Orang-orang Kristen sudah tentu tergoda untuk merasa putus-asa dan tertekan oleh tekanan keadaan yang amat hebat. Namun dalam situasi seperti itu, kita harus berkata kepada diri kita sendiri bahwa kita tidak patut merasakan apa yang kita rasakan! Paulus, yang tahu bahwa berada di dalam penjara, didera dan diludahi, tidak diacuhkan dan diabaikan, mengajak kita untuk bersukacita, tanpa menghiraukan apa yang kita rasakan: “Bersukacitalah senantiasa di dalam Tuhan; sekali lagi kukatakan, bersukacitalah” (Filipi 4:4).
Sukacita Digambarkan
Paulus bukanlah seorang yang meminta orang lain melakukan apa yang ia sendiri tidak lakukan. Itulah sebabnya, kita bisa melihat dari catatan selama hidupnya bahwa ia bersukacita bahkan dalam situasi yang sangat sulit dan penuh ujian.
Dipenjarakan karena ketaatan pada Injil, rasul ini kehilangan kebebasan dan martabatnya. Ia mungkin mempunyai dendam pribadi tentang keadaannya. Pastilah, orang-orang Filipi sangat sulit untuk memahami hikmah di balik semua ini: bahwa hamba Allah yang sangat berharga dikurung di dalam penjara. Sebagian orang mempertanyakan kebijaksanaan atau kedaulatan Allah. Bahkan sebagian mungkin telah mempertanyakan kedua-duanya!
Perasaan Paulus mungkin telah memperlihatkan bahwa depresi, dendam, atau amarah adalah respons yang tepat. Namun sebaliknya, rasul tersebut mencari hal-hal baik dari keadaannya seperti itu. Akibat dari pemenjaraannya, sebagian anggota pengamanan istana Kaisar telah diperkenalkan kepada Injil. Paulus boleh saja dipenjara namun “firman Allah tidak terbelenggu” (2 Tim. 2:9). Bagi sang rasul, penginjilan bagi pengawal penguasa Romawi ini patut dibayar dengan penderitaannya. Kendati berada dalam bahaya, Paulus mampu bersukacita karena ia melihat rencana lain, yaitu sesuatu yang mempertimbangkan motif yang lebih besar daripada kesenangan dirinya saat ini.

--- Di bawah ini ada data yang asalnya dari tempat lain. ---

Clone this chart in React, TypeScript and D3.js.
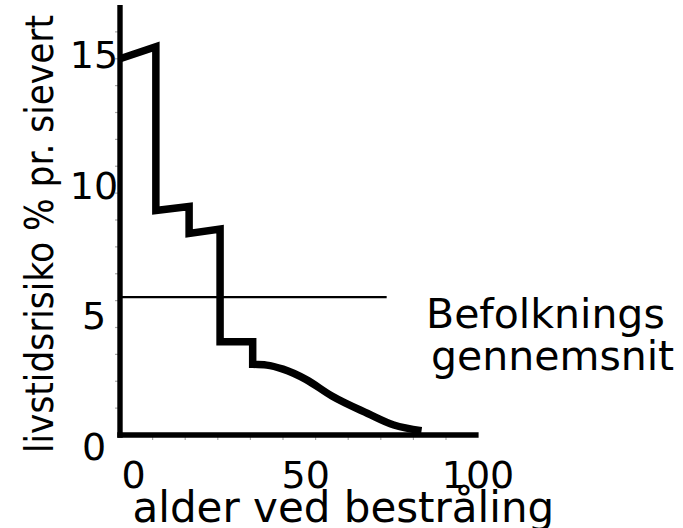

Paulus mempunyai musuh yang ingin mencelakakannya. Yang mencengangkan adalah bahwa musuh tersebut adalah teman sesama pemberita Injil yang iri dengan keberhasilan dan popularitas Paulus. Mereka berkhotbah untuk memperburuk penderitaan Paulus, yang menyangka bahwa dengan bertindak demikian maka mereka akan “memperberat bebanku dalam penjara” (Fil. 1:17). Sebagian kelihatan cukup senang melihat sang rasul menerima apa yang mereka anggap patut diterimanya.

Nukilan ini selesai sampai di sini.